Publications by Year: 2002

2002

Kuperberg, G., Kerwin, R., & Murray, R. (2002). Developments in the pharmacological treatment of schizophrenia. Expert Opinion on Investigational Drugs, 11(10), 1335-1341.

Schizophrenia is, at once, a biological disease, a neuropsychological disorder and a dysfunction of social interactions. This presents clinicians with a series of problems with regards to therapy. In the first section of this article, some of the clinical challenges that face those attempting to develop new drugs, are summarised. Several potential pharmacological therapeutic targets that have been, and are continuing to be used, in the development of new antipsychotic drugs, are then considered. This is followed by an outline of the pharmacological and clinical profiles of some of the newer generation antipsychotics, as well as investigational drugs in the pipeline for schizophrenia. Finally, the implications of the introduction of these new drugs for the management of schizophrenia, are discussed.

Sitnikova, T., Salisbury, D. F., Kuperberg, G., & Holcomb, P. J. (2002). Electrophysiological insights into language processing in schizophrenia. Psychophysiology, 39(6), 851-860.
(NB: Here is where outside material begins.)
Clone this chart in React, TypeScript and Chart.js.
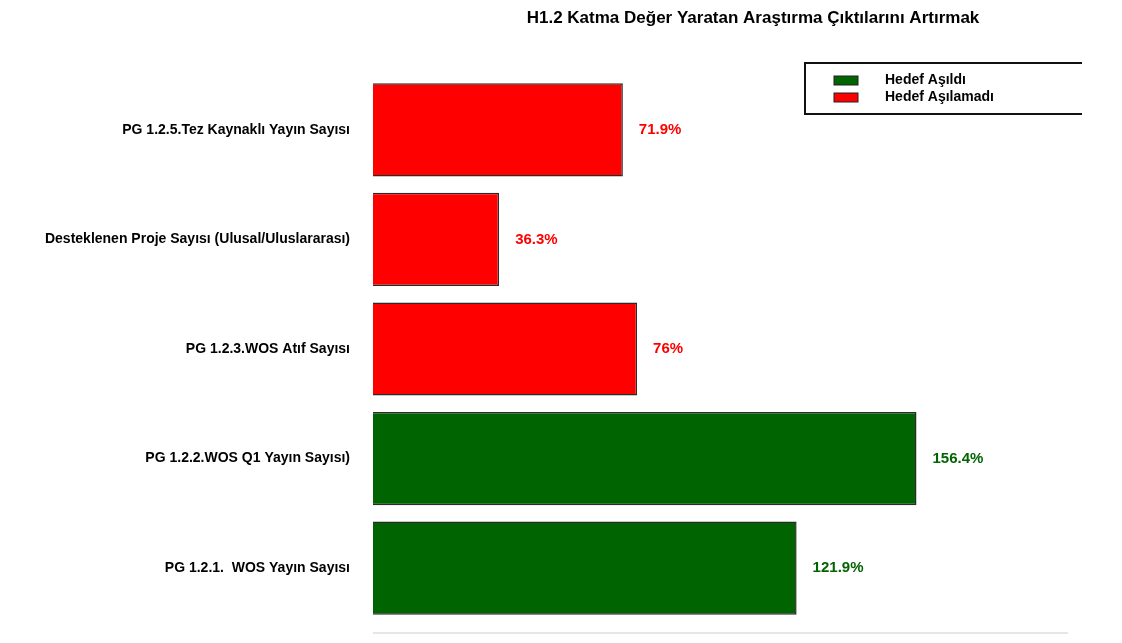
import React, { useEffect, useRef } from "react";
import { Chart, registerables } from "chart.js";

Chart.register(...registerables);

const categories = [
  "PG 1.2.5.Tez Kaynaklı Yayın Sayısı",
  "Desteklenen Proje Sayısı (Ulusal/Uluslararası)",
  "PG 1.2.3.WOS Atıf Sayısı",
  "PG 1.2.2.WOS Q1 Yayın Sayısı)",
  "PG 1.2.1.  WOS Yayın Sayısı",
];
const achievedValues: (number | null)[] = [null, null, null, 156.4, 121.9];
const notAchievedValues: (number | null)[] = [71.9, 36.3, 76, null, null];
const seriesNames = ["Hedef Aşıldı", "Hedef Aşılamadı"];
const titleText = "H1.2 Katma Değer Yaratan Araştırma Çıktılarını Artırmak";

const GREEN = "#006400";
const RED = "#FF0000";
const FONT = "'Liberation Sans', Arial, sans-serif";

const extrasPlugin = {
  id: "extras",
  afterDatasetsDraw(chart: any) {
    const ctx = chart.ctx;
    const area = chart.chartArea;
    ctx.save();
    ctx.fillStyle = "#000";
    ctx.font = `bold 17px ${FONT}`;
    ctx.textAlign = "center";
    ctx.textBaseline = "middle";
    ctx.fillText(titleText, 753, 18);

    ctx.font = `bold 15px ${FONT}`;
    ctx.textAlign = "left";
    chart.data.datasets.forEach((ds: any, di: number) => {
      const meta = chart.getDatasetMeta(di);
      meta.data.forEach((el: any, i: number) => {
        const v = ds.data[i];
        if (v === null || v === undefined) return;
        ctx.fillStyle = ds.backgroundColor;
        ctx.fillText(`${v}%`, el.x + 16, el.y);
      });
    });

    ctx.strokeStyle = "#e6e6e6";
    ctx.lineWidth = 2;
    ctx.beginPath();
    ctx.moveTo(area.left, area.bottom + 10);
    ctx.lineTo(area.right, area.bottom + 10);
    ctx.stroke();

    ctx.strokeStyle = "#111";
    ctx.lineWidth = 2;
    ctx.beginPath();
    ctx.moveTo(1082, 63);
    ctx.lineTo(805, 63);
    ctx.lineTo(805, 114);
    ctx.lineTo(1082, 114);
    ctx.stroke();

    chart.data.datasets.forEach((ds: any, di: number) => {
      const y = 80.5 + di * 17;
      ctx.fillStyle = ds.backgroundColor;
      ctx.fillRect(834, y - 4.5, 24, 9);
      ctx.strokeStyle = "#222";
      ctx.lineWidth = 1;
      ctx.strokeRect(834, y - 4.5, 24, 9);
      ctx.fillStyle = "#000";
      ctx.font = `bold 14px ${FONT}`;
      ctx.textAlign = "left";
      ctx.fillText(seriesNames[di], 885, y);
    });
    ctx.restore();
  },
};

export default function App() {
  const ref = useRef<HTMLCanvasElement | null>(null);
  useEffect(() => {
    document.body.style.margin = "0";
    if (!ref.current) return;
    const chart = new Chart(ref.current, {
      type: "bar",
      data: {
        labels: categories,
        datasets: [
          {
            label: seriesNames[0],
            data: achievedValues,
            backgroundColor: GREEN,
            borderColor: "#2a2a2a",
            borderWidth: 1.5,
            barPercentage: 0.85,
            categoryPercentage: 1,
          },
          {
            label: seriesNames[1],
            data: notAchievedValues,
            backgroundColor: RED,
            borderColor: "#2a2a2a",
            borderWidth: 1.5,
            barPercentage: 0.85,
            categoryPercentage: 1,
          },
        ],
      },
      options: {
        indexAxis: "y",
        animation: false,
        responsive: false,
        maintainAspectRatio: false,
        layout: { padding: { left: 0, right: 54, top: 75, bottom: 20 } },
        plugins: {
          legend: { display: false },
          title: { display: false },
          tooltip: { enabled: false },
        },
        scales: {
          x: {
            display: false,
            stacked: true,
            min: 0,
            max: 200,
          },
          y: {
            stacked: true,
            grid: { display: false, drawTicks: false },
            border: { display: false },
            ticks: {
              color: "#000",
              padding: 23,
              font: { family: FONT, size: 14, weight: "bold" },
            },
            afterFit(scale: any) {
              scale.width = 373;
              scale.paddingTop = 0;
              scale.paddingBottom = 0;
            },
          },
        },
      },
      plugins: [extrasPlugin],
    } as any);
    return () => chart.destroy();
  }, []);
  return (
    <div style={{ position: "absolute", left: 0, top: 0, width: 1122, height: 643, background: "#fff" }}>
      <canvas ref={ref} width={1122} height={643} style={{ width: 1122, height: 643 }} />
    </div>
  );
}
Deficits in language comprehension in schizophrenia were examined using event-related potentials (ERPs). Schizophrenic and healthy participants read sentences in which the first clause ended with a homograph, and the second clause started with a target word that was semantically related to the homograph’s dominant meaning (e.g., 1. Diving was forbidden from the bridge because the river had rocks in it. or 2. The guests played bridge because the river had rocks in it.). Processing of the targets (e.g., “river”) was expected to be primarily influenced by the preceding overall sentence context (congruent in 1; incongruent in 2) in healthy participants, but to be inappropriately affected by the dominant meaning of homographs (e.g., the “structure” meaning of “bridge”) in sentences like 2 in schizophrenic patients. The N400 ERP component that is known to be sensitive to contextual effects during language processing confirmed these predictions. This showed that language abnormalities in schizophrenia may be related to deficient processing of context-irrelevant semantic representations of words from the discourse.